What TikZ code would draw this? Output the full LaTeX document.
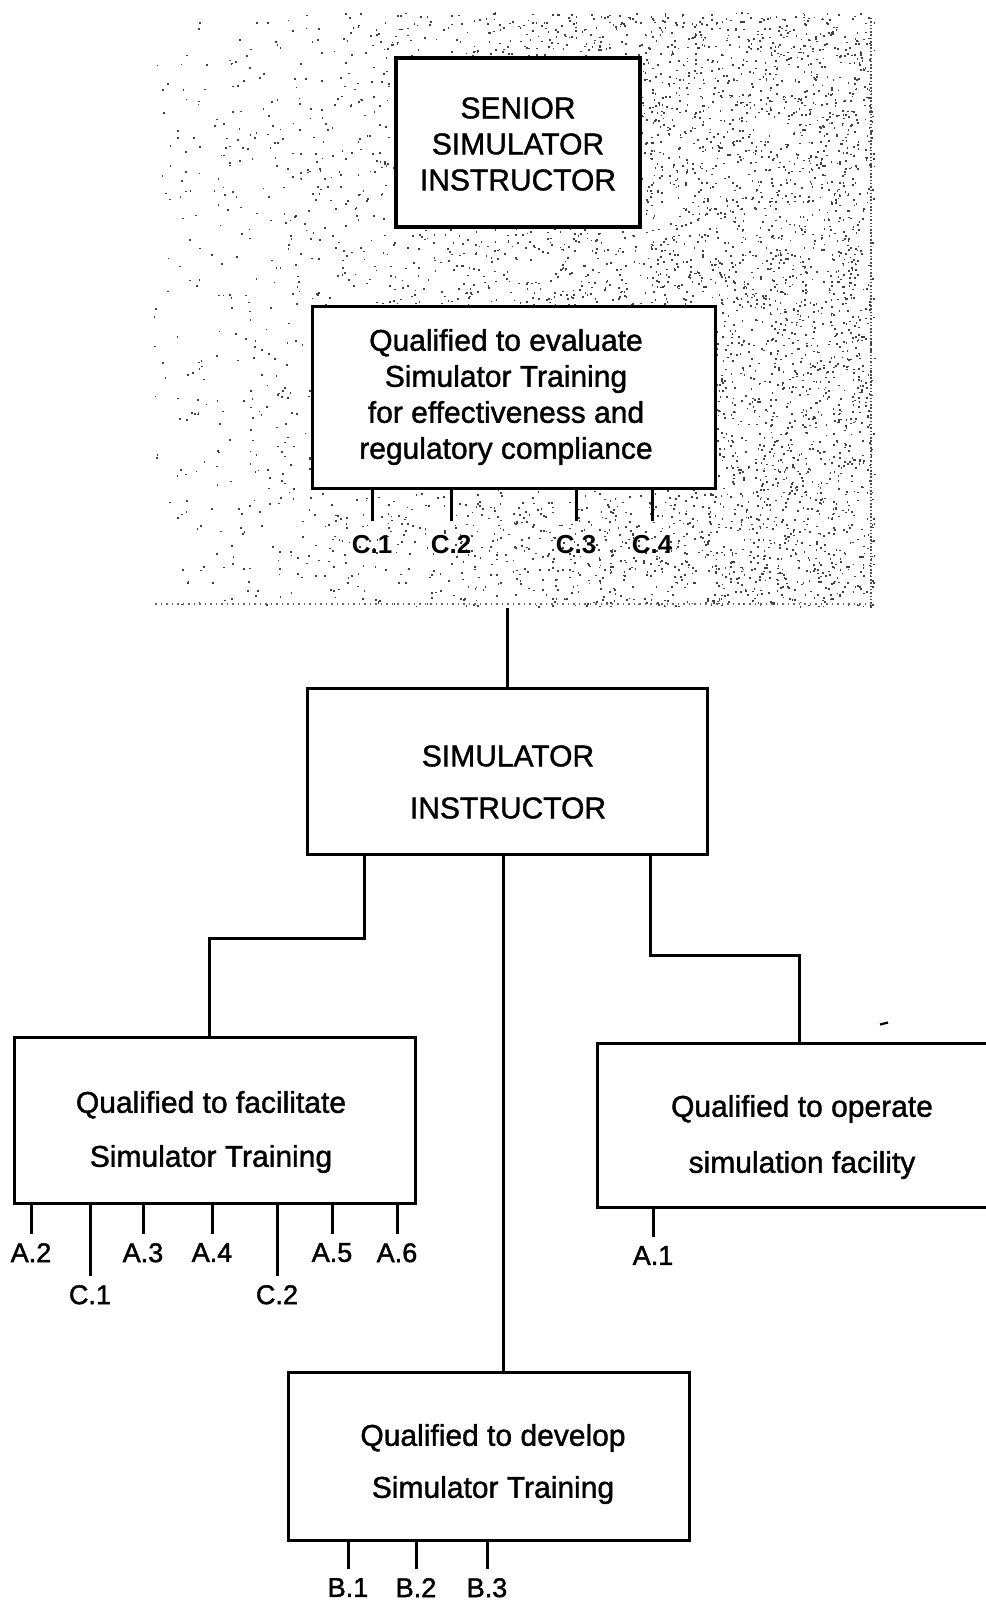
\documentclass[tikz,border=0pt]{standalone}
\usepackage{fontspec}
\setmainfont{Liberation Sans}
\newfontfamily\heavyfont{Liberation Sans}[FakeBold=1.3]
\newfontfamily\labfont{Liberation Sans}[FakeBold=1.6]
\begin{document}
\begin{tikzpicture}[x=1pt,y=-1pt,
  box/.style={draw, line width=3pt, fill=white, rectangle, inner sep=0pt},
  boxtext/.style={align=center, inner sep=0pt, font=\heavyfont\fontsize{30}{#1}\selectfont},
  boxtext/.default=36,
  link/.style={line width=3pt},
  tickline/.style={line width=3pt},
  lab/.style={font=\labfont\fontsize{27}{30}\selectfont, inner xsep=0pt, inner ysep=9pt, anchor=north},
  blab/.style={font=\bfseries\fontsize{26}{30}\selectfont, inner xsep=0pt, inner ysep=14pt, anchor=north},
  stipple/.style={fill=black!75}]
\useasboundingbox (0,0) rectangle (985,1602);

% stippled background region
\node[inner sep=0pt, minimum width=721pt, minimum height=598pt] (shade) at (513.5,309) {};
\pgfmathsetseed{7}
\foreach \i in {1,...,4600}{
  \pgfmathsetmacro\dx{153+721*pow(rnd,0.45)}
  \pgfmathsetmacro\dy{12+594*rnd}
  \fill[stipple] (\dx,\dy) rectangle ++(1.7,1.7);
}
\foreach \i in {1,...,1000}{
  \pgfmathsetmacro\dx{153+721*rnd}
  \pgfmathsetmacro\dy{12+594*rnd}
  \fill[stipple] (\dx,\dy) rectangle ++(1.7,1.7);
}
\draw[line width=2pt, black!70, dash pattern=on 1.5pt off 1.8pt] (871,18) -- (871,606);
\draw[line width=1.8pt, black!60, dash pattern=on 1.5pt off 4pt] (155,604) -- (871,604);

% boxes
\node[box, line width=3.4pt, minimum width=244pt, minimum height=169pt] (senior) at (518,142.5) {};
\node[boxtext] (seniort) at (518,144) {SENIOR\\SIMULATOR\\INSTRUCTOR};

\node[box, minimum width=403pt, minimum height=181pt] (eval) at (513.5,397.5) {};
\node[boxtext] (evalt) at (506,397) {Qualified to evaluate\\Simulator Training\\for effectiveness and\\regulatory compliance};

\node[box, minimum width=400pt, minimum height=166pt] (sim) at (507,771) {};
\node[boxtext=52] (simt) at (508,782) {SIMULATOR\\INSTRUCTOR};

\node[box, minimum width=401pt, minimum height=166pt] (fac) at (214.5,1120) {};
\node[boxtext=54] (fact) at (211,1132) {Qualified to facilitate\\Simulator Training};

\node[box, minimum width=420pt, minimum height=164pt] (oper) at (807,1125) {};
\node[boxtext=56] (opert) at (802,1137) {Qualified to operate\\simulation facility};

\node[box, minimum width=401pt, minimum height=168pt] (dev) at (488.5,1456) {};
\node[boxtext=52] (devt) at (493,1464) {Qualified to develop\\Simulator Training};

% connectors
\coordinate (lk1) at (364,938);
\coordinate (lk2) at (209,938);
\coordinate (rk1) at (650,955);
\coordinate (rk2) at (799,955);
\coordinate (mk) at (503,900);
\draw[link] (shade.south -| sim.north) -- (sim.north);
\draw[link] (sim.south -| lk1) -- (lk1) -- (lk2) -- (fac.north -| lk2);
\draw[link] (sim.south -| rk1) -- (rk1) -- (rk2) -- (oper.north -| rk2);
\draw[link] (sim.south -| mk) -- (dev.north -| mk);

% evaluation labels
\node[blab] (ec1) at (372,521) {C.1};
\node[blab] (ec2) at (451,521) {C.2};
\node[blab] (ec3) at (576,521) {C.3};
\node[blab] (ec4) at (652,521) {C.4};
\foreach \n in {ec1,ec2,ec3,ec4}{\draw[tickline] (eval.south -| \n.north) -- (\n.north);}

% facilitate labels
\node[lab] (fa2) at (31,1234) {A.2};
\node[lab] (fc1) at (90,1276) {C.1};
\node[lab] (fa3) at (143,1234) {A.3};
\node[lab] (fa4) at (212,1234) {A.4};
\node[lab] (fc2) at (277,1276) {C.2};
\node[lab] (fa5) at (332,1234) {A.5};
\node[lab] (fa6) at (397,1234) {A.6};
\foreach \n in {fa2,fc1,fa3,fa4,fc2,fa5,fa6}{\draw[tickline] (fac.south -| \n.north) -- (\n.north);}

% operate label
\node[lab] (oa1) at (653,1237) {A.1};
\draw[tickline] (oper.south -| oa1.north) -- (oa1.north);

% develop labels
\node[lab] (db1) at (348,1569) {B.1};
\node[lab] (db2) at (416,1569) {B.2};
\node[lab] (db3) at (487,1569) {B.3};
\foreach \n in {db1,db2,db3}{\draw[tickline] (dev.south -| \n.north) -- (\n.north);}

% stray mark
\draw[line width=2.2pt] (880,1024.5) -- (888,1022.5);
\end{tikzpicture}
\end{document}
......
BRIEF -> Copy each line exactly, and leave the pictures out of your copy.

RESPONSE TO THIS EXERCISE ->
What TikZ code would draw this? Output the full LaTeX document.
\documentclass[tikz,border=0pt]{standalone}
\usepackage{fontspec}
\setmainfont{Liberation Sans}
\newfontfamily\heavyfont{Liberation Sans}[FakeBold=1.3]
\newfontfamily\labfont{Liberation Sans}[FakeBold=1.6]
\begin{document}
\begin{tikzpicture}[x=1pt,y=-1pt,
  box/.style={draw, line width=3pt, fill=white, rectangle, inner sep=0pt},
  boxtext/.style={align=center, inner sep=0pt, font=\heavyfont\fontsize{30}{#1}\selectfont},
  boxtext/.default=36,
  link/.style={line width=3pt},
  tickline/.style={line width=3pt},
  lab/.style={font=\labfont\fontsize{27}{30}\selectfont, inner xsep=0pt, inner ysep=9pt, anchor=north},
  blab/.style={font=\bfseries\fontsize{26}{30}\selectfont, inner xsep=0pt, inner ysep=14pt, anchor=north},
  stipple/.style={fill=black!75}]
\useasboundingbox (0,0) rectangle (985,1602);

% stippled background region
\node[inner sep=0pt, minimum width=721pt, minimum height=598pt] (shade) at (513.5,309) {};
\pgfmathsetseed{7}
\foreach \i in {1,...,4600}{
  \pgfmathsetmacro\dx{153+721*pow(rnd,0.45)}
  \pgfmathsetmacro\dy{12+594*rnd}
  \fill[stipple] (\dx,\dy) rectangle ++(1.7,1.7);
}
\foreach \i in {1,...,1000}{
  \pgfmathsetmacro\dx{153+721*rnd}
  \pgfmathsetmacro\dy{12+594*rnd}
  \fill[stipple] (\dx,\dy) rectangle ++(1.7,1.7);
}
\draw[line width=2pt, black!70, dash pattern=on 1.5pt off 1.8pt] (871,18) -- (871,606);
\draw[line width=1.8pt, black!60, dash pattern=on 1.5pt off 4pt] (155,604) -- (871,604);

% boxes
\node[box, line width=3.4pt, minimum width=244pt, minimum height=169pt] (senior) at (518,142.5) {};
\node[boxtext] (seniort) at (518,144) {SENIOR\\SIMULATOR\\INSTRUCTOR};

\node[box, minimum width=403pt, minimum height=181pt] (eval) at (513.5,397.5) {};
\node[boxtext] (evalt) at (506,397) {Qualified to evaluate\\Simulator Training\\for effectiveness and\\regulatory compliance};

\node[box, minimum width=400pt, minimum height=166pt] (sim) at (507,771) {};
\node[boxtext=52] (simt) at (508,782) {SIMULATOR\\INSTRUCTOR};

\node[box, minimum width=401pt, minimum height=166pt] (fac) at (214.5,1120) {};
\node[boxtext=54] (fact) at (211,1132) {Qualified to facilitate\\Simulator Training};

\node[box, minimum width=420pt, minimum height=164pt] (oper) at (807,1125) {};
\node[boxtext=56] (opert) at (802,1137) {Qualified to operate\\simulation facility};

\node[box, minimum width=401pt, minimum height=168pt] (dev) at (488.5,1456) {};
\node[boxtext=52] (devt) at (493,1464) {Qualified to develop\\Simulator Training};

% connectors
\coordinate (lk1) at (364,938);
\coordinate (lk2) at (209,938);
\coordinate (rk1) at (650,955);
\coordinate (rk2) at (799,955);
\coordinate (mk) at (503,900);
\draw[link] (shade.south -| sim.north) -- (sim.north);
\draw[link] (sim.south -| lk1) -- (lk1) -- (lk2) -- (fac.north -| lk2);
\draw[link] (sim.south -| rk1) -- (rk1) -- (rk2) -- (oper.north -| rk2);
\draw[link] (sim.south -| mk) -- (dev.north -| mk);

% evaluation labels
\node[blab] (ec1) at (372,521) {C.1};
\node[blab] (ec2) at (451,521) {C.2};
\node[blab] (ec3) at (576,521) {C.3};
\node[blab] (ec4) at (652,521) {C.4};
\foreach \n in {ec1,ec2,ec3,ec4}{\draw[tickline] (eval.south -| \n.north) -- (\n.north);}

% facilitate labels
\node[lab] (fa2) at (31,1234) {A.2};
\node[lab] (fc1) at (90,1276) {C.1};
\node[lab] (fa3) at (143,1234) {A.3};
\node[lab] (fa4) at (212,1234) {A.4};
\node[lab] (fc2) at (277,1276) {C.2};
\node[lab] (fa5) at (332,1234) {A.5};
\node[lab] (fa6) at (397,1234) {A.6};
\foreach \n in {fa2,fc1,fa3,fa4,fc2,fa5,fa6}{\draw[tickline] (fac.south -| \n.north) -- (\n.north);}

% operate label
\node[lab] (oa1) at (653,1237) {A.1};
\draw[tickline] (oper.south -| oa1.north) -- (oa1.north);

% develop labels
\node[lab] (db1) at (348,1569) {B.1};
\node[lab] (db2) at (416,1569) {B.2};
\node[lab] (db3) at (487,1569) {B.3};
\foreach \n in {db1,db2,db3}{\draw[tickline] (dev.south -| \n.north) -- (\n.north);}

% stray mark
\draw[line width=2.2pt] (880,1024.5) -- (888,1022.5);
\end{tikzpicture}
\end{document}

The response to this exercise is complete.